Here’s what I’ve come to understand:
My daughter’s smile outshone everything. Her joy filled the room. I was lucky just to be standing beside her.
I showed up. I laughed, I hugged, I cried. I was fully there. And no outfit – no matter how expensive or in vogue – can replace that.
The real question isn’t, “Did I wear the perfect dress?” It’s, “Did I feel like me?” And if the answer is “not quite,” then the work ahead isn’t about clothes. It’s about letting go of who we think we should be and embracing who we are.
Not what’s trending. Not what your neighbor wore to her cousin’s bat mitzvah. What makes you feel strong, relaxed, radiant? Start there.
You’re juggling life, family, maybe some hot flashes and a to-do list longer than your arm. No one expects you to emerge in full Met Gala couture. Just aim for you, elevated.
Will you remember the silhouette of your jacket – or the warmth of hugging your child as they step into a new life?
Here’s the funny part: The wardrobe quest didn’t end when the music stopped, and the cake was eaten, and she took her bouquet home.
Something woke up in me. After years of style autopilot (black on black with a touch of black), I started shopping again – more purposefully with curiosity. I didn’t find the outfit for the wedding, but I found something better: a cute sundress, a great jacket, pants that fit, and – gasp! Not one, but two blouses that weren’t black.
Weeks after the wedding, the weather got warmer and, as I trepidatiously approached my closet, it was different, welcoming. The clothes hanging in a row were punctuated by splashes of color. New choices. A little joy. And a glimmer of satisfaction that I am still evolving.
I’m retiring from fashion regret. I’m giving myself a break. I’m wearing what I love – and loving what I wear. I’m ditching the idea that one dress can make or break a moment and embracing the truth that the best accessory is always presence.
Here’s to showing up as ourselves, finding joy in the journey, and dancing down the aisle of life – in boots, jackets, or whatever makes you feel you.
What was the most recent event you attended? How did you pick your outfit? Did you end up having outfit regrets?
Tags Inspiration
I’m currently searching for a dress for my son’s 2nd wedding. (His first wife passed away at 39 years old). I’m chunkier now that at his first wedding 11 years ago but I think I’ve found a dress. At 5’4″ I’m worried it will be too long, but I don’t see myself as petite. I’m shopping online and I’ll probably have to order a couple of sizes and return the one that doesn’t work. Hope I have no regrets about the dress…
I’m under 5 feet but long works and I’m sure you’ll look wonderful!
Thanks for this read.
I love that she turned her issue with the outfit into a positive admonition of kindness to herself and reflected on the true focus of the day.
Do you wish we can be that with everything — treat ourselves with kindness
I am also struggling to find the perfect outfit for a wedding. When did all this get so Hard ?
I know online shopping should make it easier, but it’s just more, more to look at more returns. Yes, we yearn for simpler days!
My daughter was singing the National anthem at her university graduation.

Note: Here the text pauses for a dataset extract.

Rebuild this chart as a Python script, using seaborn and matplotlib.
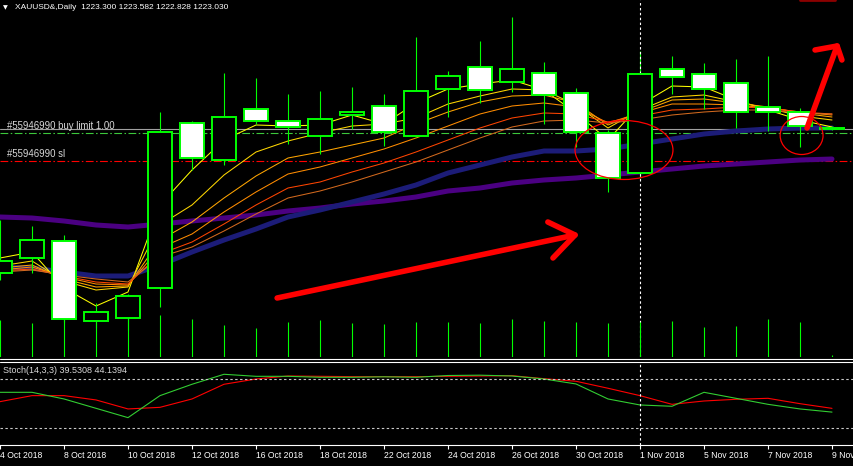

We had field seats and when my grandson arrived, I bent over to greet him. Suddenly, a woman behind me said “although it was a lovely site, I was mooning the whole stadium!”. I had not factored in the sheerness of the dress. How embarrassing for me who was most likely to tell another person of this view when sometimes they mean to wear revealing clothes.
You have to laugh at our best-laid plans sometimes – thank goodness for the woman behind you!!
Yes!!!
My outfits were this summer around my nephews’ graduations. But what is right about it this time was I am where you landed. I realized this past year that I was dressing for everyone else and everything else. I was overweight for a long time, and I bought clothes just because they fit. But after the weight loss, I was still buying because “Yay” they fit. I bought just because I could get that smaller size. I wasn’t looking at what I felt wonderful in, what made me feel beautiful and radiant. When I figured that out, I began looking in places that had the styles I liked, the colors that I liked, the fit, what looked best on my body. It became a whole new experience for me. Loving myself was the first step. I was no longer afraid to make choices regardless of my age, but what I now know is the right look for me. I don’t follow old rules, actually any rules about clothes. If an outfit feels good, if I feel good in it, if it is part of my color palette, then it needs to be mine. I don’t have near as many clothes that I used to have, and I am learning to create my own signature look with the right accessory, or hair style, even the shoes. And the mixing and matching and pulling things together in different ways makes it so much fun!
A good lesson for us all – create our own signature look!